Write the data out again exactly, with no pictures.

§ **Records supplied**
===============

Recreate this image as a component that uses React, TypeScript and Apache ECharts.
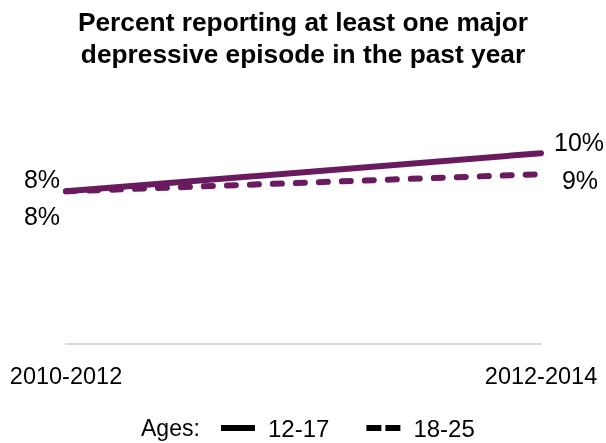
import React, { useEffect, useRef } from "react";
import * as echarts from "echarts";

const categories = ["2010-2012", "2012-2014"];
const ages1217 = [8.0, 10.0];
const ages1825 = [8.0, 8.9];
const seriesNames = ["12-17", "18-25"];
const titleText = "Percent reporting at least one major\ndepressive episode in the past year";

const FONT = "'Liberation Sans', Arial, sans-serif";
const PURPLE = "#6a1b5f";

export default function App() {
  const ref = useRef<HTMLDivElement>(null);
  useEffect(() => {
    if (!ref.current) return;
    const chart = echarts.init(ref.current, null, { renderer: "svg" });
    const fmt = (p: any) => Math.round(p.value) + "%";
    const labelBase = {
      show: true,
      position: "inside",
      align: "center",
      verticalAlign: "middle",
      color: "#000",
      fontSize: 25,
      fontFamily: FONT,
      formatter: fmt,
    };
    const offsets1 = [[-24, -12], [38, -11]];
    const offsets2 = [[-24, 25], [39, 6]];
    chart.setOption({
      animation: false,
      title: {
        text: titleText,
        left: "center",
        top: 1,
        textStyle: {
          fontSize: 26.3,
          fontWeight: "bold",
          fontFamily: FONT,
          color: "#000",
          lineHeight: 32,
        },
      },
      grid: { left: 66, right: 65, top: 115, bottom: 99, containLabel: false },
      xAxis: {
        type: "category",
        data: categories,
        boundaryGap: false,
        axisLine: { show: true, lineStyle: { color: "#d9d9d9", width: 2 } },
        axisTick: { show: false },
        axisLabel: {
          color: "#000",
          fontSize: 23.5,
          fontFamily: FONT,
          margin: 20,
        },
      },
      yAxis: {
        type: "value",
        min: 0,
        max: 12,
        show: false,
        splitLine: { show: false },
      },
      legend: {
        left: 221,
        top: 416,
        padding: 0,
        itemWidth: 34,
        itemHeight: 6,
        itemGap: 37,
        textStyle: { color: "#000", fontSize: 24, fontFamily: FONT, padding: [0, 0, 0, 8] },
        data: [
          {
            name: seriesNames[0],
            icon: "path://M0,0h34v6h-34z",
            itemStyle: { color: "#000" },
          },
          {
            name: seriesNames[1],
            icon: "path://M0,0h15v6h-15z M19,0h15v6h-15z",
            itemStyle: { color: "#000" },
          },
        ],
      },
      graphic: [
        {
          type: "text",
          left: 141,
          top: 416,
          style: { text: "Ages:", fontSize: 23, fontFamily: FONT, fill: "#000" },
        },
      ],
      series: [
        {
          name: seriesNames[0],
          type: "line",
          symbol: "circle",
          symbolSize: 1,
          itemStyle: { color: "transparent" },
          lineStyle: { color: PURPLE, width: 6, cap: "round" },
          data: ages1217.map((v, i) => ({
            value: v,
            label: { ...labelBase, offset: offsets1[i] },
          })),
        },
        {
          name: seriesNames[1],
          type: "line",
          symbol: "circle",
          symbolSize: 1,
          itemStyle: { color: "transparent" },
          lineStyle: { color: PURPLE, width: 6, type: [9, 14], cap: "round" },
          data: ages1825.map((v, i) => ({
            value: v,
            label: { ...labelBase, offset: offsets2[i] },
          })),
        },
      ],
    });
    return () => chart.dispose();
  }, []);
  return (
    <div
      ref={ref}
      style={{ position: "fixed", left: 0, top: 0, width: 606, height: 443 }}
    />
  );
}
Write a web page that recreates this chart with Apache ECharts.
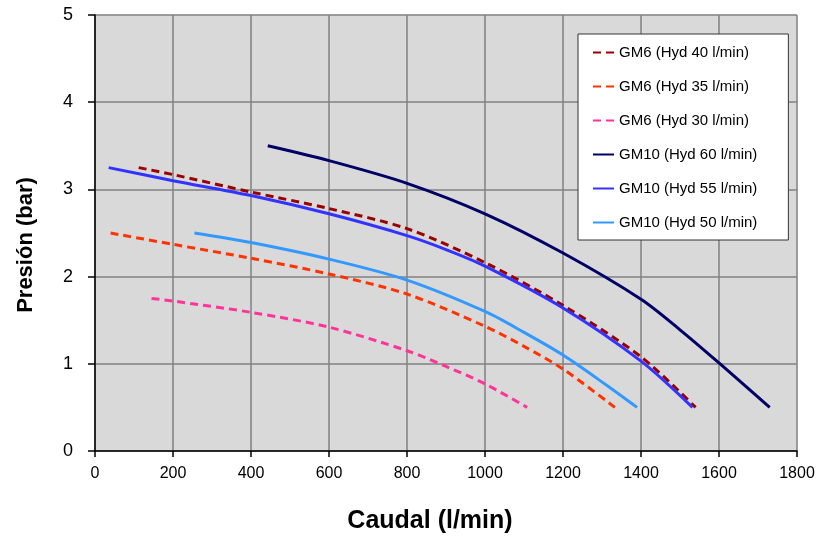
<!DOCTYPE html>
<html>
<head>
<meta charset="utf-8">
<script src="https://cdn.jsdelivr.net/npm/echarts@6/dist/echarts.min.js"></script>
<style>html,body{margin:0;padding:0;background:#fff}#c{width:832px;height:539px}</style>
</head>
<body>
<div id="c"></div>
<script>
// Data: [Caudal (l/min), Presión (bar)]
var gm6_40 = [[112,3.25],[200,3.17],[400,2.97],[600,2.78],[800,2.55],[1000,2.16],[1200,1.67],[1400,1.08],[1540,0.50]];
var gm6_35 = [[40,2.50],[200,2.37],[400,2.21],[600,2.03],[800,1.80],[1000,1.43],[1100,1.20],[1200,0.94],[1333,0.50]];
var gm6_30 = [[145,1.75],[200,1.72],[400,1.59],[600,1.42],[800,1.15],[900,0.97],[1000,0.77],[1108,0.50]];
var gm10_60 = [[443,3.50],[600,3.33],[800,3.07],[1000,2.72],[1200,2.27],[1400,1.74],[1500,1.39],[1600,1.01],[1730,0.50]];
var gm10_55 = [[35,3.25],[200,3.10],[400,2.93],[600,2.72],[800,2.47],[900,2.31],[1000,2.12],[1200,1.64],[1400,1.03],[1532,0.50]];
var gm10_50 = [[255,2.50],[400,2.39],[600,2.20],[800,1.96],[1000,1.60],[1100,1.36],[1200,1.10],[1310,0.76],[1390,0.50]];

var seriesNames = ['GM6 (Hyd 40 l/min)','GM6 (Hyd 35 l/min)','GM6 (Hyd 30 l/min)','GM10 (Hyd 60 l/min)','GM10 (Hyd 55 l/min)','GM10 (Hyd 50 l/min)'];
var seriesData = [gm6_40, gm6_35, gm6_30, gm10_60, gm10_55, gm10_50];
var seriesColors = ['#990000','#ff3300','#ff3399','#000066','#3333ff','#3399ff'];
var seriesDashed = [true, true, true, false, false, false];

var xLabel = 'Caudal (l/min)';
var yLabel = 'Presión (bar)';

var FONT = 'Arial, "Liberation Sans", sans-serif';

var chart = echarts.init(document.getElementById('c'), null, {renderer:'canvas'});
var series = seriesNames.map(function(n,i){
  return {
    name: n, type: 'line', data: seriesData[i], smooth: 0.3,
    showSymbol: false, symbol: 'none',
    lineStyle: {color: seriesColors[i], width: 3, type: seriesDashed[i] ? [8,5] : 'solid', cap: 'butt'},
    itemStyle: {color: seriesColors[i]},
    z: 2 + i
  };
});

chart.setOption({
  animation: false,
  backgroundColor: '#ffffff',
  grid: {left: 95, right: 35, top: 15, bottom: 87, show: true, backgroundColor: '#d9d9d9', borderWidth: 0},
  legend: {
    orient: 'vertical', left: 578, top: 34,
    padding: [11, 31, 10, 14],
    itemWidth: 21, itemHeight: 15, itemGap: 19,
    backgroundColor: '#ffffff', borderColor: '#333333', borderWidth: 1,
    itemStyle: {opacity: 0},
    textStyle: {fontFamily: FONT, fontSize: 15, color: '#000'},
    data: seriesNames
  },
  xAxis: {
    type: 'value', min: 0, max: 1800, interval: 200,
    name: xLabel, nameLocation: 'middle', nameGap: 58,
    nameTextStyle: {fontFamily: FONT, fontSize: 25, fontWeight: 'bold', color: '#000', padding: [0, 32, 0, 0]},
    axisLine: {show: true, onZero: false, lineStyle: {color: '#000', width: 1.5}},
    axisTick: {show: true, length: 6, lineStyle: {color: '#000', width: 1.5}},
    axisLabel: {fontFamily: FONT, fontSize: 16, color: '#000', margin: 15, formatter: function(v){return String(v);}},
    splitLine: {show: true, lineStyle: {color: '#808080', width: 1.5}}
  },
  yAxis: {
    type: 'value', min: 0, max: 5, interval: 1,
    name: yLabel, nameLocation: 'middle', nameGap: 58,
    nameTextStyle: {fontFamily: FONT, fontSize: 22, fontWeight: 'bold', color: '#000', padding: [0, 24, 0, 0]},
    axisLine: {show: true, onZero: false, lineStyle: {color: '#000', width: 1.5}},
    axisTick: {show: true, length: 7, lineStyle: {color: '#000', width: 1.5}},
    axisLabel: {fontFamily: FONT, fontSize: 18, color: '#000', margin: 22, formatter: function(v){return String(v);}},
    splitLine: {show: true, lineStyle: {color: '#808080', width: 1.5}}
  },
  series: series
});
</script>
</body>
</html>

===============

§ **Answer to this exercise**
Recreate this image as a component that uses React, TypeScript and Apache ECharts.
import React, { useEffect, useRef } from "react";
import * as echarts from "echarts";

const categories = ["2010-2012", "2012-2014"];
const ages1217 = [8.0, 10.0];
const ages1825 = [8.0, 8.9];
const seriesNames = ["12-17", "18-25"];
const titleText = "Percent reporting at least one major\ndepressive episode in the past year";

const FONT = "'Liberation Sans', Arial, sans-serif";
const PURPLE = "#6a1b5f";

export default function App() {
  const ref = useRef<HTMLDivElement>(null);
  useEffect(() => {
    if (!ref.current) return;
    const chart = echarts.init(ref.current, null, { renderer: "svg" });
    const fmt = (p: any) => Math.round(p.value) + "%";
    const labelBase = {
      show: true,
      position: "inside",
      align: "center",
      verticalAlign: "middle",
      color: "#000",
      fontSize: 25,
      fontFamily: FONT,
      formatter: fmt,
    };
    const offsets1 = [[-24, -12], [38, -11]];
    const offsets2 = [[-24, 25], [39, 6]];
    chart.setOption({
      animation: false,
      title: {
        text: titleText,
        left: "center",
        top: 1,
        textStyle: {
          fontSize: 26.3,
          fontWeight: "bold",
          fontFamily: FONT,
          color: "#000",
          lineHeight: 32,
        },
      },
      grid: { left: 66, right: 65, top: 115, bottom: 99, containLabel: false },
      xAxis: {
        type: "category",
        data: categories,
        boundaryGap: false,
        axisLine: { show: true, lineStyle: { color: "#d9d9d9", width: 2 } },
        axisTick: { show: false },
        axisLabel: {
          color: "#000",
          fontSize: 23.5,
          fontFamily: FONT,
          margin: 20,
        },
      },
      yAxis: {
        type: "value",
        min: 0,
        max: 12,
        show: false,
        splitLine: { show: false },
      },
      legend: {
        left: 221,
        top: 416,
        padding: 0,
        itemWidth: 34,
        itemHeight: 6,
        itemGap: 37,
        textStyle: { color: "#000", fontSize: 24, fontFamily: FONT, padding: [0, 0, 0, 8] },
        data: [
          {
            name: seriesNames[0],
            icon: "path://M0,0h34v6h-34z",
            itemStyle: { color: "#000" },
          },
          {
            name: seriesNames[1],
            icon: "path://M0,0h15v6h-15z M19,0h15v6h-15z",
            itemStyle: { color: "#000" },
          },
        ],
      },
      graphic: [
        {
          type: "text",
          left: 141,
          top: 416,
          style: { text: "Ages:", fontSize: 23, fontFamily: FONT, fill: "#000" },
        },
      ],
      series: [
        {
          name: seriesNames[0],
          type: "line",
          symbol: "circle",
          symbolSize: 1,
          itemStyle: { color: "transparent" },
          lineStyle: { color: PURPLE, width: 6, cap: "round" },
          data: ages1217.map((v, i) => ({
            value: v,
            label: { ...labelBase, offset: offsets1[i] },
          })),
        },
        {
          name: seriesNames[1],
          type: "line",
          symbol: "circle",
          symbolSize: 1,
          itemStyle: { color: "transparent" },
          lineStyle: { color: PURPLE, width: 6, type: [9, 14], cap: "round" },
          data: ages1825.map((v, i) => ({
            value: v,
            label: { ...labelBase, offset: offsets2[i] },
          })),
        },
      ],
    });
    return () => chart.dispose();
  }, []);
  return (
    <div
      ref={ref}
      style={{ position: "fixed", left: 0, top: 0, width: 606, height: 443 }}
    />
  );
}
Write a web page that recreates this chart with Apache ECharts.
<!DOCTYPE html>
<html>
<head>
<meta charset="utf-8">
<script src="https://cdn.jsdelivr.net/npm/echarts@6/dist/echarts.min.js"></script>
<style>html,body{margin:0;padding:0;background:#fff}#c{width:832px;height:539px}</style>
</head>
<body>
<div id="c"></div>
<script>
// Data: [Caudal (l/min), Presión (bar)]
var gm6_40 = [[112,3.25],[200,3.17],[400,2.97],[600,2.78],[800,2.55],[1000,2.16],[1200,1.67],[1400,1.08],[1540,0.50]];
var gm6_35 = [[40,2.50],[200,2.37],[400,2.21],[600,2.03],[800,1.80],[1000,1.43],[1100,1.20],[1200,0.94],[1333,0.50]];
var gm6_30 = [[145,1.75],[200,1.72],[400,1.59],[600,1.42],[800,1.15],[900,0.97],[1000,0.77],[1108,0.50]];
var gm10_60 = [[443,3.50],[600,3.33],[800,3.07],[1000,2.72],[1200,2.27],[1400,1.74],[1500,1.39],[1600,1.01],[1730,0.50]];
var gm10_55 = [[35,3.25],[200,3.10],[400,2.93],[600,2.72],[800,2.47],[900,2.31],[1000,2.12],[1200,1.64],[1400,1.03],[1532,0.50]];
var gm10_50 = [[255,2.50],[400,2.39],[600,2.20],[800,1.96],[1000,1.60],[1100,1.36],[1200,1.10],[1310,0.76],[1390,0.50]];

var seriesNames = ['GM6 (Hyd 40 l/min)','GM6 (Hyd 35 l/min)','GM6 (Hyd 30 l/min)','GM10 (Hyd 60 l/min)','GM10 (Hyd 55 l/min)','GM10 (Hyd 50 l/min)'];
var seriesData = [gm6_40, gm6_35, gm6_30, gm10_60, gm10_55, gm10_50];
var seriesColors = ['#990000','#ff3300','#ff3399','#000066','#3333ff','#3399ff'];
var seriesDashed = [true, true, true, false, false, false];

var xLabel = 'Caudal (l/min)';
var yLabel = 'Presión (bar)';

var FONT = 'Arial, "Liberation Sans", sans-serif';

var chart = echarts.init(document.getElementById('c'), null, {renderer:'canvas'});
var series = seriesNames.map(function(n,i){
  return {
    name: n, type: 'line', data: seriesData[i], smooth: 0.3,
    showSymbol: false, symbol: 'none',
    lineStyle: {color: seriesColors[i], width: 3, type: seriesDashed[i] ? [8,5] : 'solid', cap: 'butt'},
    itemStyle: {color: seriesColors[i]},
    z: 2 + i
  };
});

chart.setOption({
  animation: false,
  backgroundColor: '#ffffff',
  grid: {left: 95, right: 35, top: 15, bottom: 87, show: true, backgroundColor: '#d9d9d9', borderWidth: 0},
  legend: {
    orient: 'vertical', left: 578, top: 34,
    padding: [11, 31, 10, 14],
    itemWidth: 21, itemHeight: 15, itemGap: 19,
    backgroundColor: '#ffffff', borderColor: '#333333', borderWidth: 1,
    itemStyle: {opacity: 0},
    textStyle: {fontFamily: FONT, fontSize: 15, color: '#000'},
    data: seriesNames
  },
  xAxis: {
    type: 'value', min: 0, max: 1800, interval: 200,
    name: xLabel, nameLocation: 'middle', nameGap: 58,
    nameTextStyle: {fontFamily: FONT, fontSize: 25, fontWeight: 'bold', color: '#000', padding: [0, 32, 0, 0]},
    axisLine: {show: true, onZero: false, lineStyle: {color: '#000', width: 1.5}},
    axisTick: {show: true, length: 6, lineStyle: {color: '#000', width: 1.5}},
    axisLabel: {fontFamily: FONT, fontSize: 16, color: '#000', margin: 15, formatter: function(v){return String(v);}},
    splitLine: {show: true, lineStyle: {color: '#808080', width: 1.5}}
  },
  yAxis: {
    type: 'value', min: 0, max: 5, interval: 1,
    name: yLabel, nameLocation: 'middle', nameGap: 58,
    nameTextStyle: {fontFamily: FONT, fontSize: 22, fontWeight: 'bold', color: '#000', padding: [0, 24, 0, 0]},
    axisLine: {show: true, onZero: false, lineStyle: {color: '#000', width: 1.5}},
    axisTick: {show: true, length: 7, lineStyle: {color: '#000', width: 1.5}},
    axisLabel: {fontFamily: FONT, fontSize: 18, color: '#000', margin: 22, formatter: function(v){return String(v);}},
    splitLine: {show: true, lineStyle: {color: '#808080', width: 1.5}}
  },
  series: series
});
</script>
</body>
</html>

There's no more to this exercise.